Ford Sierra RS Cosworth whale tail - Art of Speed
The Sierra RS Cosworth's bold whale tail didn't impress the higher-ups, but it made it to production nevertheless
Before the original Ford Sierra RS Cosworth was launched in 1985, the term ‘whale tail’ was commonly associated with Porsche’s 911 Turbo, appropriately describing a rear spoiler of outsized proportions conspicuous enough to be a talking point in itself. Who would ever have believed that a humble three-door Ford Sierra would have the nerve to trump it?
But then the original Ford ‘Cossie’ was a revelation in every sense and, for some, invented the idea of a supercar for the common man. Like many a good surprise, it resulted from a chance conversation. Disappointed with the Blue Oval’s poor results in touring car racing in the early ’80s, Ford motorsport boss Stuart Turner suggested putting an experimental turbocharged 16-valve 2-litre Pinto motor, breathed on by Cosworth, in the slow-selling three-door Sierra.

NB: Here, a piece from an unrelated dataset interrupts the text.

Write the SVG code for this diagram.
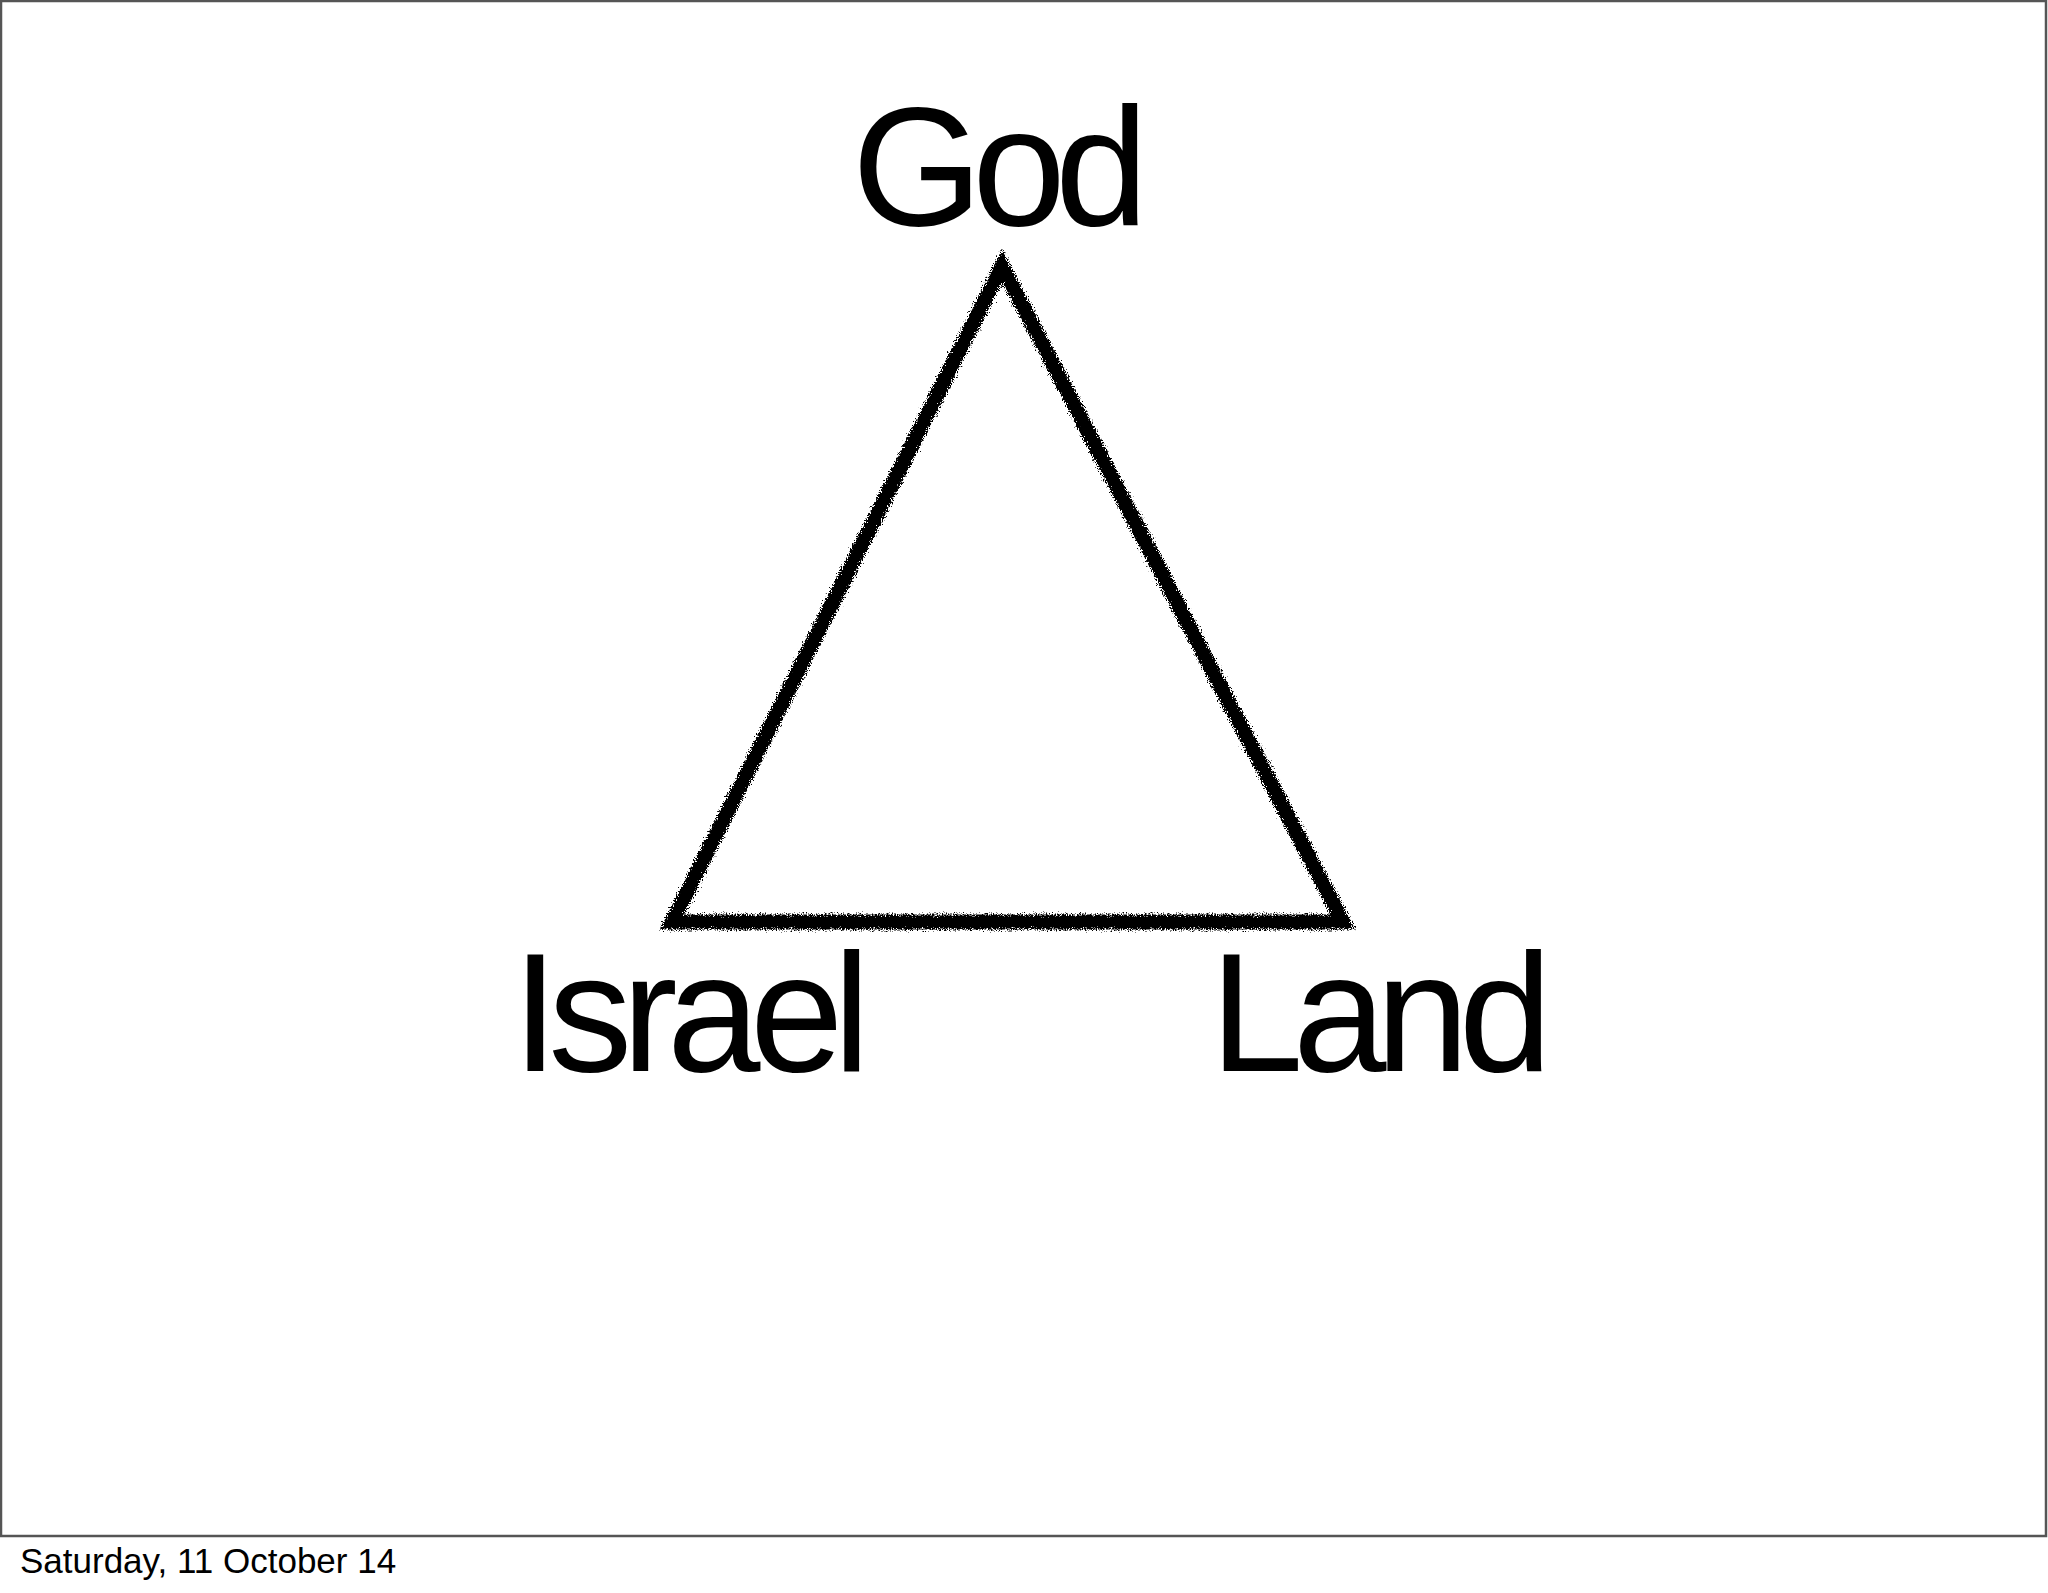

After all, it was rear-drive and, compared to most of the competition, had a fairly slippery shape. It would be good for Ford’s racing ambitions and, with a run of 5000 road-going Cosworths for Group A homologation, good for the Sierra. Lothar Pinske of Ford’s Special Vehicle Engineering division was responsible for the modifications to the Sierra’s bodywork and decreed that there were to be no half measures when it came to keeping the car pinned to the road. Only too aware that the Sierra’s hatchback body suffered significant aerodynamic lift even at moderate speed, he insisted that a big rear wing was the only answer.
After prolonged wind-tunnel testing and test runs at the Nardò circuit in Italy, a prototype based on an XR4i bodyshell with the necessary aero addenda fashioned from fibreglass and aluminium was presented to the management. The management wasn’t impressed, the huge rear wing in particular attracting the most censure. But Pinske was resolute, insisting that the wing was essential to retain ground contact at the 185mph the racers would be capable of. Tension persisted but, eventually, the Ford designers were given the go-ahead to make a production version based on the prototype.
The whale tail that appeared on the production Cosworth supplied a modest 20 kilos or so of downforce at 70mph, a deliberate softening of the set-up for the racers, though Pinske would have preferred a little more. His wish was subsequently granted with the more powerful RS500, which had a Gurney flap on the trailing edge of the whale tale and an additional lip spoiler at the back of the tailgate, a combination that produced closer to 100kg of downforce at 100mph.
The next ‘Cossie’, based on the Sierra Sapphire saloon and with four-wheel drive, may have been a ‘safer’, stealthier steer, but few gave it a second glance.